Many girls drop out of school during puberty. It starts with them missing four days of school each month, resulting in lagging behind in class and eventually losing interest in school. Assistance should be made for girls to remain in school even during seasons of menstruation. Adequate places of convenience and provision of sanitary towels should be made. Sending girls to school by the age of six years also helps avoid girls beginning school late.

Our approach moving forward is not far from other international development bodies. We intend to utilize our strategic plan to work towards the UN goal of Planet 50-50 by 2030. We are pledging to step it up for gender equality. We shall continue with existing programs geared towards empowerement of adolscent girls and women. But most importantly we want to stregthen civil society through the CMMF selfhelp groups and BONGA centres.

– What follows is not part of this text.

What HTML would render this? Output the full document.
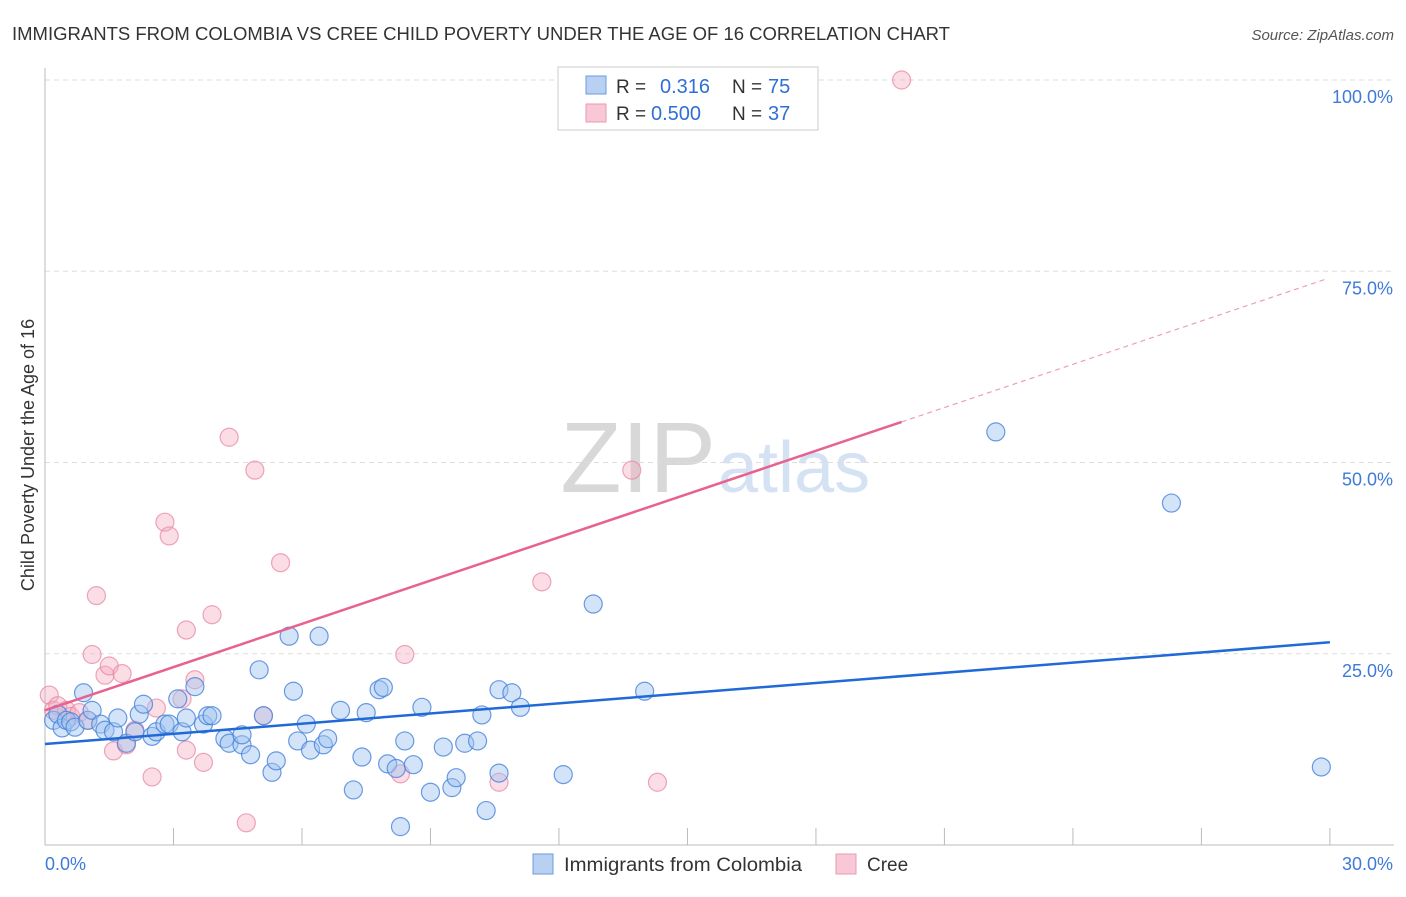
<!DOCTYPE html>
<html><head><meta charset="utf-8"><style>
body{margin:0;background:#fff;font-family:"Liberation Sans",sans-serif;}
svg text{font-family:"Liberation Sans",sans-serif;}
</style></head><body>
<svg id="c" width="1406" height="892">
<text x="12" y="40" font-size="18" fill="#333" textLength="938" lengthAdjust="spacingAndGlyphs">IMMIGRANTS FROM COLOMBIA VS CREE CHILD POVERTY UNDER THE AGE OF 16 CORRELATION CHART</text>
<text x="1394" y="40" font-size="15" fill="#555" font-style="italic" text-anchor="end">Source: ZipAtlas.com</text>
<text x="716" y="492" font-size="100" fill="#d8d8d8" text-anchor="end" font-family="Liberation Serif">ZIP</text>
<text x="718" y="492" font-size="72" fill="#d4e2f4">atlas</text>
<text transform="translate(34,455) rotate(-90)" font-size="18" fill="#333" text-anchor="middle">Child Poverty Under the Age of 16</text>
<g id="grid"></g><g id="pts"></g><g id="lines"></g>
<g>
<rect x="558" y="67" width="260" height="63" fill="#fff" stroke="#ccc"/>
<rect x="586" y="76" width="20" height="18" fill="#b8d1f3" stroke="#6d9be0"/>
<rect x="586" y="104" width="20" height="18" fill="#f8c8d6" stroke="#e99ab1"/>
<text x="616" y="93" font-size="19" fill="#333">R =</text>
<text x="660" y="93" font-size="20" fill="#2f6fd6">0.316</text>
<text x="732" y="93" font-size="19" fill="#333">N =</text>
<text x="768" y="93" font-size="20" fill="#2f6fd6">75</text>
<text x="616" y="120" font-size="19" fill="#333">R =</text>
<text x="651" y="120" font-size="20" fill="#2f6fd6">0.500</text>
<text x="732" y="120" font-size="19" fill="#333">N =</text>
<text x="768" y="120" font-size="20" fill="#2f6fd6">37</text>
</g>
<g>
<rect x="533" y="854" width="20" height="20" fill="#b8d1f3" stroke="#6d9be0"/>
<text x="564" y="871" font-size="19" fill="#333" textLength="238" lengthAdjust="spacingAndGlyphs">Immigrants from Colombia</text>
<rect x="836" y="854" width="20" height="20" fill="#f8c8d6" stroke="#e99ab1"/>
<text x="867" y="871" font-size="19" fill="#333">Cree</text>
</g>
</svg>
<script>
const yTicks=[25,50,75,100];
const xTickLabels=["0.0%","30.0%"];
const blueX=[0.2,0.3,0.4,0.5,0.6,0.7,0.9,1.0,1.1,1.3,1.4,1.6,1.7,1.9,2.1,2.2,2.3,2.5,2.6,2.8,2.9,3.1,3.2,3.3,3.5,3.7,3.8,3.9,4.2,4.3,4.6,4.6,4.8,5.0,5.1,5.3,5.4,5.7,5.8,5.9,6.1,6.2,6.4,6.5,6.6,6.9,7.2,7.4,7.5,7.8,7.9,8.0,8.2,8.3,8.4,8.6,8.8,9.0,9.3,9.5,9.6,9.8,10.1,10.2,10.3,10.6,10.6,10.9,11.1,12.1,12.8,14.0,22.2,26.3,29.8];
const blueY=[16.3,17.1,15.3,16.3,16.1,15.4,19.9,16.3,17.6,15.8,15.0,14.8,16.6,13.3,14.8,17.1,18.4,14.2,14.8,15.8,15.8,19.1,14.8,16.6,20.7,15.8,16.9,16.9,13.9,13.3,13.1,14.4,11.8,22.9,16.9,9.5,11.0,27.3,20.1,13.6,15.8,12.4,27.3,13.1,13.9,17.6,7.2,11.5,17.3,20.3,20.6,10.6,10.0,2.4,13.6,10.5,18.0,6.9,12.8,7.5,8.8,13.3,13.6,17.0,4.5,9.4,20.3,19.9,18.0,9.2,31.5,20.1,54.0,44.7,10.2];
const pinkX=[0.1,0.2,0.3,0.5,0.6,0.8,1.0,1.1,1.2,1.4,1.5,1.6,1.8,1.9,2.1,2.5,2.6,2.8,2.9,3.2,3.3,3.3,3.5,3.7,3.9,4.3,4.7,4.9,5.1,5.5,8.3,8.4,10.6,11.6,13.7,14.3,20.0];
const pinkY=[19.6,17.6,18.2,17.6,16.8,17.3,16.3,24.9,32.6,22.2,23.4,12.3,22.4,13.1,15.0,8.9,17.9,42.2,40.4,19.1,12.4,28.1,21.6,10.8,30.1,53.3,2.9,49.0,16.9,36.9,9.3,24.9,8.2,34.4,49.0,8.2,100];
const blueFit=[13.2,26.5];
const pinkFit=[17.6,1.885];
const X=v=>45+v*42.83, Y=v=>845-v*7.65;
const NS="http://www.w3.org/2000/svg";
function mk(t,a,p){const e=document.createElementNS(NS,t);for(const k in a)e.setAttribute(k,a[k]);p.appendChild(e);return e;}
const grid=document.getElementById('grid');
yTicks.forEach(t=>{
 const l=mk('line',{x1:45,x2:1394,y1:Y(t),y2:Y(t),stroke:'#ddd','stroke-dasharray':'5,4'},grid);
 
 
 const tx=mk('text',{x:1393,y:Y(t)+23,'font-size':18,fill:'#3d7ad9','text-anchor':'end'},grid);
 tx.textContent=t.toFixed(1)+'%';
 
 
});
const ax=mk('line',{x1:45,x2:45,y1:68,y2:845,stroke:'#bbb'},grid);


const bx=mk('line',{x1:45,x2:1394,y1:845,y2:845,stroke:'#bbb'},grid);


for(let i=0;i<=10;i++){const tk=mk('line',{x1:X(i*3),x2:X(i*3),y1:828,y2:845,stroke:'#bbb'},grid);
 
 }
[[0,xTickLabels[0],'start',45],[30,xTickLabels[1],'end',1393]].forEach(d=>{
 const t=mk('text',{x:d[3],y:870,'font-size':18,fill:'#3d7ad9','text-anchor':d[2]},grid);t.textContent=d[1];
 
 });
const pts=document.getElementById('pts');
pinkX.forEach((x,i)=>{const c=mk('circle',{cx:X(x),cy:Y(pinkY[i]),r:9,fill:'rgba(244,170,192,0.4)',stroke:'rgba(230,130,160,0.7)','stroke-width':1.2},pts);
 
 });
blueX.forEach((x,i)=>{const c=mk('circle',{cx:X(x),cy:Y(blueY[i]),r:9,fill:'rgba(160,195,240,0.45)',stroke:'rgba(70,130,220,0.8)','stroke-width':1.2},pts);
 
 });
const ln=document.getElementById('lines');
const b=mk('line',{x1:X(0),y1:Y(blueFit[0]),x2:X(30),y2:Y(blueFit[1]),stroke:'#1f6ad6','stroke-width':2.5},ln);


const p=mk('line',{x1:X(0),y1:Y(pinkFit[0]),x2:X(20),y2:Y(pinkFit[0]+pinkFit[1]*20),stroke:'#e8628f','stroke-width':2.5},ln);


const pd=mk('line',{x1:X(20),y1:Y(pinkFit[0]+pinkFit[1]*20),x2:X(29.9),y2:Y(pinkFit[0]+pinkFit[1]*29.9),stroke:'#eaa0b8','stroke-width':1.2,'stroke-dasharray':'5,4'},ln);


</script>
</body></html>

We would like to see more advocacy carried out on gender equality in the communities we work. Community members need to be enlightened, women and girls need to be aware of their rights so that they can confidently keep the duty bearers accountable. We shall also focus on improving livelihoods through our microfinance programs. Some communities are still behind in gender issues due to poverty and we believe that when people acquire financial literacy, they begin to fight poverty and some of the backward cultural traditions are rebated.
We need to together with the group members address the real root causes of poverty, issues of domestic violence and empower the communities to address the root causes.

In conclusion, as an organisation we are committed to empowerment of vulnerable girls and women so as to foster community development. When you empower a girl/woman, you have empowered a nation and future generations.